Start

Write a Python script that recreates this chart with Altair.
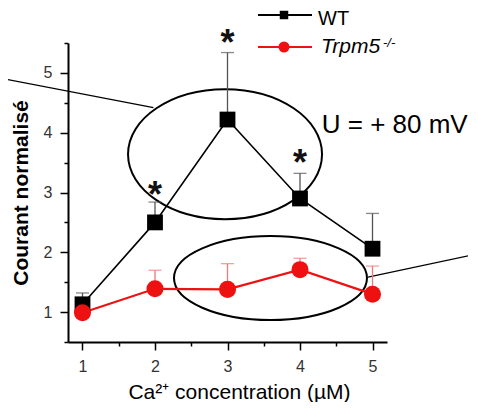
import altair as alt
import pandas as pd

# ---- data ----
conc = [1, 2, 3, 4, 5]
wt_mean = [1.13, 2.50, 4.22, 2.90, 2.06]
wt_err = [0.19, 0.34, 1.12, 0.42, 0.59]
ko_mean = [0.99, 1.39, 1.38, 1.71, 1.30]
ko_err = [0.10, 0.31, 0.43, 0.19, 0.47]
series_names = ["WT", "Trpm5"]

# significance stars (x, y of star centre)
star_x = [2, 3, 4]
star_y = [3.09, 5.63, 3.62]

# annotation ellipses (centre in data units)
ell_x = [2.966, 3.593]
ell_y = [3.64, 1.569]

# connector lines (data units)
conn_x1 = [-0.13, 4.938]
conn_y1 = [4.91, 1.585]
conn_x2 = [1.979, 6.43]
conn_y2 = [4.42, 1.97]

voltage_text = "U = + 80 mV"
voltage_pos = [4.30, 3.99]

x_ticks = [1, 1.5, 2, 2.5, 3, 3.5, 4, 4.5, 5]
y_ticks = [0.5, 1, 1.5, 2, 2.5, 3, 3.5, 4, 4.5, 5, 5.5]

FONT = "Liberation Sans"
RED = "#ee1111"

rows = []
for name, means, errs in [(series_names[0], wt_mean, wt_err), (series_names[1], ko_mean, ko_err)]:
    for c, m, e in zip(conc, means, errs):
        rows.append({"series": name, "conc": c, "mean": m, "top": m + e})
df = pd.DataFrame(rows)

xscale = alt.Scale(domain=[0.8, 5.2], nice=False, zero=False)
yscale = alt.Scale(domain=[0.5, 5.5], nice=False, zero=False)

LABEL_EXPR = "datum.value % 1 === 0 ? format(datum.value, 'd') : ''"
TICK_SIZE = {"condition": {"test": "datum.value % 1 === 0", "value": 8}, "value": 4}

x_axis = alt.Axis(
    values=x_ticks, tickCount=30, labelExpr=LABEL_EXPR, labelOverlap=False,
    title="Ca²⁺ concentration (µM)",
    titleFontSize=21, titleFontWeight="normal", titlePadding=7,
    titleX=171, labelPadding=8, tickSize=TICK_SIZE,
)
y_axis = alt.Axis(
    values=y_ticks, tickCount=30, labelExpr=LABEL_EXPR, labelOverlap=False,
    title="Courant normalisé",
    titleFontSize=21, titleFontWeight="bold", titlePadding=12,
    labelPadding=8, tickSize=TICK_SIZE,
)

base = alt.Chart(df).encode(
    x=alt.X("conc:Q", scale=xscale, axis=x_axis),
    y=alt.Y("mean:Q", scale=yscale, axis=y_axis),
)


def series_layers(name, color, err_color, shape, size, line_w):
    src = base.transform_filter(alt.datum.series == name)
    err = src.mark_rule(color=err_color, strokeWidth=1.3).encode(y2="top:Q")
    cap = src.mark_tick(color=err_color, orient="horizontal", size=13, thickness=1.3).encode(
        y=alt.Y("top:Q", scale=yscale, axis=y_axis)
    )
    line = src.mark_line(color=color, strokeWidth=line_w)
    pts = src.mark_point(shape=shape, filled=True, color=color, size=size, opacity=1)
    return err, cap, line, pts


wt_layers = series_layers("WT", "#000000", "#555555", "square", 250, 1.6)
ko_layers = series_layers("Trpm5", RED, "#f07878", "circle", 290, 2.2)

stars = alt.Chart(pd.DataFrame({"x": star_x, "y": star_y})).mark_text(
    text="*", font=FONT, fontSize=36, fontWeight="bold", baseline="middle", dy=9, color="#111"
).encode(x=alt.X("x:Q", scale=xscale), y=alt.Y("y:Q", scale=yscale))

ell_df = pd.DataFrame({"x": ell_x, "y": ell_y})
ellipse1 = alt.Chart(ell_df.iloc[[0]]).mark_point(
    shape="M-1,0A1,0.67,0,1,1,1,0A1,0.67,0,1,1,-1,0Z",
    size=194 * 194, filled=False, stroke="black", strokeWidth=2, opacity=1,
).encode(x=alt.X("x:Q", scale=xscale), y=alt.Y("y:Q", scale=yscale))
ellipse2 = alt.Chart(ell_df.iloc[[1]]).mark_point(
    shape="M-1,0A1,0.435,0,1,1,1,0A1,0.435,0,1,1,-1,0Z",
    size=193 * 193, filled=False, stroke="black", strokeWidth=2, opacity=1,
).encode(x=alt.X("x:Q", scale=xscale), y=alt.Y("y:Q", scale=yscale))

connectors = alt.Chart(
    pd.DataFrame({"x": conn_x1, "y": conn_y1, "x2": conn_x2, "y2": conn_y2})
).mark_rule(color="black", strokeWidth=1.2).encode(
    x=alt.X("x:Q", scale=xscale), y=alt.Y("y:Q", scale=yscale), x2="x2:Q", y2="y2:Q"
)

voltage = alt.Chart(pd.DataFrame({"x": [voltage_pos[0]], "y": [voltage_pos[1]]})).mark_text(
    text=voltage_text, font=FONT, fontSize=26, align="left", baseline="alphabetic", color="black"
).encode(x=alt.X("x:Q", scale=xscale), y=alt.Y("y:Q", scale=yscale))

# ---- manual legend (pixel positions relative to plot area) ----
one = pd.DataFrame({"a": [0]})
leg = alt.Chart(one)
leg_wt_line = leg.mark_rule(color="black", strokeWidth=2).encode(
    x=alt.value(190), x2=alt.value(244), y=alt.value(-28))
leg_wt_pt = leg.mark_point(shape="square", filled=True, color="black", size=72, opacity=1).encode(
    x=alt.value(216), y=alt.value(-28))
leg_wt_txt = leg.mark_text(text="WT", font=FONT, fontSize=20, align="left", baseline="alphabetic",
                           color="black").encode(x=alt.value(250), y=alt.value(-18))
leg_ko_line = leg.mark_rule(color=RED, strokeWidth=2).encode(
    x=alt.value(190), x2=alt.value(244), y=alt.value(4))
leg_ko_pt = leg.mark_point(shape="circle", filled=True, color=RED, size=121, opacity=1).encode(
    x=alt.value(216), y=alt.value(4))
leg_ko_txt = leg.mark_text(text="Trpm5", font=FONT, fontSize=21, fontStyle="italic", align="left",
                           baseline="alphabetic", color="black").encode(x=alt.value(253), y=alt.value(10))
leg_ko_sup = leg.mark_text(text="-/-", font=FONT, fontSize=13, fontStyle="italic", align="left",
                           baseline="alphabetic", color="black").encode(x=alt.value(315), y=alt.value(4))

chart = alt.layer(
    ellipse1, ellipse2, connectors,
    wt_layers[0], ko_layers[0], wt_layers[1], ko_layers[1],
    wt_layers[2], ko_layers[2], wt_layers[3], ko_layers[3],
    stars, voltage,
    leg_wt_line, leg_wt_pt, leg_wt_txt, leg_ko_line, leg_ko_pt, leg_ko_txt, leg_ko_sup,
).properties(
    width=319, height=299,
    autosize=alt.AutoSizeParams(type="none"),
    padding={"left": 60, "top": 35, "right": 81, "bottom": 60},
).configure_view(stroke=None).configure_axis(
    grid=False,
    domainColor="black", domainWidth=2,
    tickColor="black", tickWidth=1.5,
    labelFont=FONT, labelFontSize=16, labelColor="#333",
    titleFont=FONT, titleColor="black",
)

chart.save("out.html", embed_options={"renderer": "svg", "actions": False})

End

### PROBLEM TO SOLVE
Repeat the data exactly, without the pictures.

### FULL ANSWER
Write a Python script that recreates this chart with Altair.
import altair as alt
import pandas as pd

# ---- data ----
conc = [1, 2, 3, 4, 5]
wt_mean = [1.13, 2.50, 4.22, 2.90, 2.06]
wt_err = [0.19, 0.34, 1.12, 0.42, 0.59]
ko_mean = [0.99, 1.39, 1.38, 1.71, 1.30]
ko_err = [0.10, 0.31, 0.43, 0.19, 0.47]
series_names = ["WT", "Trpm5"]

# significance stars (x, y of star centre)
star_x = [2, 3, 4]
star_y = [3.09, 5.63, 3.62]

# annotation ellipses (centre in data units)
ell_x = [2.966, 3.593]
ell_y = [3.64, 1.569]

# connector lines (data units)
conn_x1 = [-0.13, 4.938]
conn_y1 = [4.91, 1.585]
conn_x2 = [1.979, 6.43]
conn_y2 = [4.42, 1.97]

voltage_text = "U = + 80 mV"
voltage_pos = [4.30, 3.99]

x_ticks = [1, 1.5, 2, 2.5, 3, 3.5, 4, 4.5, 5]
y_ticks = [0.5, 1, 1.5, 2, 2.5, 3, 3.5, 4, 4.5, 5, 5.5]

FONT = "Liberation Sans"
RED = "#ee1111"

rows = []
for name, means, errs in [(series_names[0], wt_mean, wt_err), (series_names[1], ko_mean, ko_err)]:
    for c, m, e in zip(conc, means, errs):
        rows.append({"series": name, "conc": c, "mean": m, "top": m + e})
df = pd.DataFrame(rows)

xscale = alt.Scale(domain=[0.8, 5.2], nice=False, zero=False)
yscale = alt.Scale(domain=[0.5, 5.5], nice=False, zero=False)

LABEL_EXPR = "datum.value % 1 === 0 ? format(datum.value, 'd') : ''"
TICK_SIZE = {"condition": {"test": "datum.value % 1 === 0", "value": 8}, "value": 4}

x_axis = alt.Axis(
    values=x_ticks, tickCount=30, labelExpr=LABEL_EXPR, labelOverlap=False,
    title="Ca²⁺ concentration (µM)",
    titleFontSize=21, titleFontWeight="normal", titlePadding=7,
    titleX=171, labelPadding=8, tickSize=TICK_SIZE,
)
y_axis = alt.Axis(
    values=y_ticks, tickCount=30, labelExpr=LABEL_EXPR, labelOverlap=False,
    title="Courant normalisé",
    titleFontSize=21, titleFontWeight="bold", titlePadding=12,
    labelPadding=8, tickSize=TICK_SIZE,
)

base = alt.Chart(df).encode(
    x=alt.X("conc:Q", scale=xscale, axis=x_axis),
    y=alt.Y("mean:Q", scale=yscale, axis=y_axis),
)


def series_layers(name, color, err_color, shape, size, line_w):
    src = base.transform_filter(alt.datum.series == name)
    err = src.mark_rule(color=err_color, strokeWidth=1.3).encode(y2="top:Q")
    cap = src.mark_tick(color=err_color, orient="horizontal", size=13, thickness=1.3).encode(
        y=alt.Y("top:Q", scale=yscale, axis=y_axis)
    )
    line = src.mark_line(color=color, strokeWidth=line_w)
    pts = src.mark_point(shape=shape, filled=True, color=color, size=size, opacity=1)
    return err, cap, line, pts


wt_layers = series_layers("WT", "#000000", "#555555", "square", 250, 1.6)
ko_layers = series_layers("Trpm5", RED, "#f07878", "circle", 290, 2.2)

stars = alt.Chart(pd.DataFrame({"x": star_x, "y": star_y})).mark_text(
    text="*", font=FONT, fontSize=36, fontWeight="bold", baseline="middle", dy=9, color="#111"
).encode(x=alt.X("x:Q", scale=xscale), y=alt.Y("y:Q", scale=yscale))

ell_df = pd.DataFrame({"x": ell_x, "y": ell_y})
ellipse1 = alt.Chart(ell_df.iloc[[0]]).mark_point(
    shape="M-1,0A1,0.67,0,1,1,1,0A1,0.67,0,1,1,-1,0Z",
    size=194 * 194, filled=False, stroke="black", strokeWidth=2, opacity=1,
).encode(x=alt.X("x:Q", scale=xscale), y=alt.Y("y:Q", scale=yscale))
ellipse2 = alt.Chart(ell_df.iloc[[1]]).mark_point(
    shape="M-1,0A1,0.435,0,1,1,1,0A1,0.435,0,1,1,-1,0Z",
    size=193 * 193, filled=False, stroke="black", strokeWidth=2, opacity=1,
).encode(x=alt.X("x:Q", scale=xscale), y=alt.Y("y:Q", scale=yscale))

connectors = alt.Chart(
    pd.DataFrame({"x": conn_x1, "y": conn_y1, "x2": conn_x2, "y2": conn_y2})
).mark_rule(color="black", strokeWidth=1.2).encode(
    x=alt.X("x:Q", scale=xscale), y=alt.Y("y:Q", scale=yscale), x2="x2:Q", y2="y2:Q"
)

voltage = alt.Chart(pd.DataFrame({"x": [voltage_pos[0]], "y": [voltage_pos[1]]})).mark_text(
    text=voltage_text, font=FONT, fontSize=26, align="left", baseline="alphabetic", color="black"
).encode(x=alt.X("x:Q", scale=xscale), y=alt.Y("y:Q", scale=yscale))

# ---- manual legend (pixel positions relative to plot area) ----
one = pd.DataFrame({"a": [0]})
leg = alt.Chart(one)
leg_wt_line = leg.mark_rule(color="black", strokeWidth=2).encode(
    x=alt.value(190), x2=alt.value(244), y=alt.value(-28))
leg_wt_pt = leg.mark_point(shape="square", filled=True, color="black", size=72, opacity=1).encode(
    x=alt.value(216), y=alt.value(-28))
leg_wt_txt = leg.mark_text(text="WT", font=FONT, fontSize=20, align="left", baseline="alphabetic",
                           color="black").encode(x=alt.value(250), y=alt.value(-18))
leg_ko_line = leg.mark_rule(color=RED, strokeWidth=2).encode(
    x=alt.value(190), x2=alt.value(244), y=alt.value(4))
leg_ko_pt = leg.mark_point(shape="circle", filled=True, color=RED, size=121, opacity=1).encode(
    x=alt.value(216), y=alt.value(4))
leg_ko_txt = leg.mark_text(text="Trpm5", font=FONT, fontSize=21, fontStyle="italic", align="left",
                           baseline="alphabetic", color="black").encode(x=alt.value(253), y=alt.value(10))
leg_ko_sup = leg.mark_text(text="-/-", font=FONT, fontSize=13, fontStyle="italic", align="left",
                           baseline="alphabetic", color="black").encode(x=alt.value(315), y=alt.value(4))

chart = alt.layer(
    ellipse1, ellipse2, connectors,
    wt_layers[0], ko_layers[0], wt_layers[1], ko_layers[1],
    wt_layers[2], ko_layers[2], wt_layers[3], ko_layers[3],
    stars, voltage,
    leg_wt_line, leg_wt_pt, leg_wt_txt, leg_ko_line, leg_ko_pt, leg_ko_txt, leg_ko_sup,
).properties(
    width=319, height=299,
    autosize=alt.AutoSizeParams(type="none"),
    padding={"left": 60, "top": 35, "right": 81, "bottom": 60},
).configure_view(stroke=None).configure_axis(
    grid=False,
    domainColor="black", domainWidth=2,
    tickColor="black", tickWidth=1.5,
    labelFont=FONT, labelFontSize=16, labelColor="#333",
    titleFont=FONT, titleColor="black",
)

chart.save("out.html", embed_options={"renderer": "svg", "actions": False})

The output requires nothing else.